Поэтому, с одной стороны, жулье попряталось в тину, а нам с женой и детьми вдруг выдали все необходимые документы, а с другой стороны, рейдеры начали операцию по спасению утопающих «братьев».
8
Вот номера уголовного дела и досье: No du Parquet 02/20405, No de L’Instruction 103/00008, Procedure Correctionnelle. — Примеч. авт.
Они не успокоились, но перешли от нападения к обороне, при этом еще пуще стараясь
Однако «братьям» и на этом этапе пришлось с нами туго.

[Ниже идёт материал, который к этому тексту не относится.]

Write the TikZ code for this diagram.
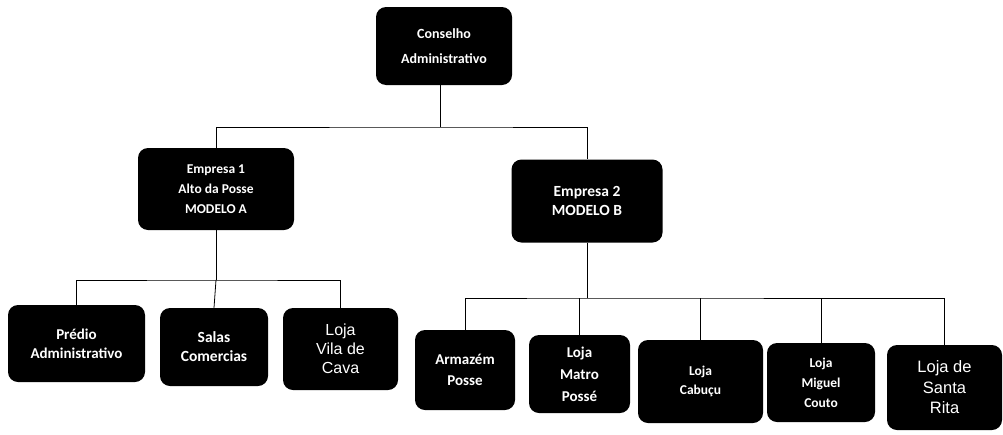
\documentclass[tikz,border=0pt]{standalone}
\usepackage{fontspec}
\setmainfont{Carlito}
\newfontfamily\arialf{Liberation Sans}
\newcommand{\bfs}[2]{\bfseries\fontsize{#1}{#2}\selectfont}
\begin{document}
\begin{tikzpicture}[x=1pt,y=-1pt,
  box/.style={fill=black, text=white, rounded corners=10pt, align=center,
    inner sep=2pt, font=\bfs{12}{20}},
  boxa/.style={box, font=\arialf\fontsize{16.5}{20.5}\selectfont},
  conn/.style={draw=black, line width=0.8pt}]
\useasboundingbox (0,0) rectangle (1003,434);
% top
\node[box, minimum width=136pt, minimum height=78pt, font=\bfs{14}{25}] (cons) at (444,46) {Conselho\\Administrativo};
\node[box, minimum width=156pt, minimum height=82pt, font=\bfs{13.5}{20}] (emp1) at (216,189) {Empresa 1\\Alto da Posse\\MODELO A};
\node[box, minimum width=151pt, minimum height=83pt, font=\bfs{15.5}{19}] (emp2) at (587,201) {Empresa 2\\MODELO B};
% children of Empresa 1
\node[box, minimum width=137pt, minimum height=77pt, font=\bfs{15}{19}] (predio) at (76.5,343.5) {Prédio\\Administrativo};
\node[box, minimum width=108pt, minimum height=78pt, font=\bfs{15.5}{19}] (salas) at (214,347) {Salas\\Comercias};
\node[boxa, minimum width=115pt, minimum height=82pt, font=\arialf\fontsize{16}{19}\selectfont] (vila) at (340.5,349) {Loja\\Vila de\\Cava};
% children of Empresa 2
\node[box, minimum width=100pt, minimum height=80pt, font=\bfs{15}{21}] (armazem) at (465,370) {Armazém\\Posse};
\node[box, minimum width=101pt, minimum height=78pt, font=\bfs{15}{22}] (matro) at (579.5,374) {Loja\\Matro\\Possé};
\node[box, minimum width=125pt, minimum height=83pt, font=\bfs{13.5}{19}] (cabucu) at (700.5,381.5) {Loja\\Cabuçu};
\node[box, minimum width=108pt, minimum height=79pt, font=\bfs{13.5}{20}] (miguel) at (821,382.5) {Loja\\Miguel\\Couto};
\node[boxa, minimum width=115pt, minimum height=85pt] (rita) at (944.5,387.5) {Loja de\\Santa\\Rita};
% connectors
\coordinate (b0) at (440,127);
\coordinate (b1) at (216,280);
\coordinate (b2) at (587,298);
\draw[conn] (cons.south -| b0) -- (b0);
\draw[conn] (emp1.north) |- (b0) -| (emp2.north);
\draw[conn] (emp1.south) -- (b1);
\draw[conn] (predio.north) |- (b1) -| (vila.north);
\draw[conn] (b1) -- (salas.north);
\draw[conn] (emp2.south) -- (b2);
\draw[conn] (armazem.north) |- (b2) -| (rita.north);
\draw[conn] (matro.north) -- (matro.north |- b2);
\draw[conn] (cabucu.north) -- (cabucu.north |- b2);
\draw[conn] (miguel.north) -- (miguel.north |- b2);
\end{tikzpicture}
\end{document}
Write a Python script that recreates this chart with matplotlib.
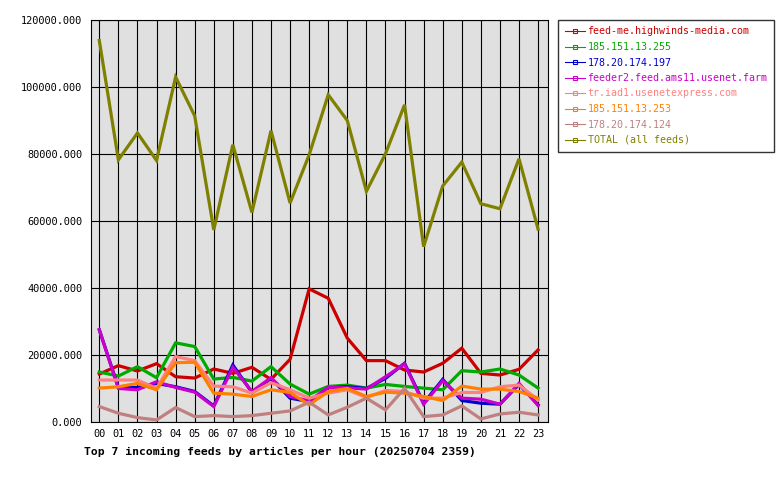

В Драгиньяне нашлась смелая женщина-судья, которая не поддавалась давлению коррупционеров.
Несмотря на то что прокурор вдруг ослеп и не поддерживал наши доказуемые и реальные обвинения, она возбудила уголовное дело и потом отказывалась его закрыть, потому что все следственные мероприятия (очные ставки, например), а также улики и факты свидетельствовали в нашу пользу.
К 2007 году, то есть через пять (!) лет, судья все-таки довела следствие по первому [9] тому (!) дела до финала и передала материалы прокурору.
Прокурор протянул еще более года, вплоть до момента, когда наше ограбленное и дискриминируемое предприятие наконец скончалось на радость всем негодяям, так и не дождавшись от французской Фемиды ни суда, ни справедливости. Но мы хотя бы свою недвижимость сохранили за собой.
Отрадно, впрочем, что, пока длилось дело, судья-следователь присвоила жуликам статус подследственных, несмотря на все сопротивление «братвы». Жулики несколько лет ходили под судом и серьезно нервничали по этому поводу.
9
Всего томов было два. И основные дела находились во втором. — Примеч. авт.
Само собой, мы не единственные во Франции, кто испытывал подобные муки. Похожих дел много. Однако разочарование копилось, а нам все труднее и труднее было себя мотивировать на предпринимательство и новые планы.
Наша компания в основном работала на экспорт и, соответственно, пострадала от укрепившегося евро больше других. С 2001 по 2006 год евро подорожал вдвое по отношению к доллару. С ума можно было сойти.
Поэтому наше предприятие разделило в конце концов судьбу других компаний-экспортеров. Ноша дорогого евро оказалась для нас всех просто непосильной. А на фоне правового беспредела предпринимательство становилось и вовсе бессмысленным.
Дистрибьюторы компании в разных странах уже к 2006 году работали практически без прибыли, а некоторые даже теряли деньги. Выручку-то они собирали в долларах или валютах, ориентированных на доллар, а с нами рассчитывались в евро. Наша продукция, таким образом, обходилась им все дороже и дороже, пожирая и резервы, и планируемую прибыль.
Мы во Франции стремились изо всех сил, с одной стороны, снизить себестоимость, а с другой — поднять цены в долларах на рынках сбыта для конечных потребителей. Но не успевали — евро дорожал слишком быстро. К тому же во Франции наша деловая и личная жизнь превратилась в сущий ад. Суды, нервотрепка, дискриминация и издевательства администрации…
На фабрике по-прежнему постоянной чередой шли всевозможные проверки: налоговые, административные, медицинские, «социальные». В бухгалтерии все время сопели какие-то чужие дядьки-проверяющие, а в лаборатории торчали тетки из государственного комитета пресечения мошенничества, старающиеся обнаружить недолив и недовес. Но наше оборудование позволяло отследить дозировку гораздо точнее, чем это получалось у теток, к тому же мы всегда наполняли упаковку с гаком. То есть с запасом. Нам проще подарить лишнее покупателю, чем краснеть за недовес.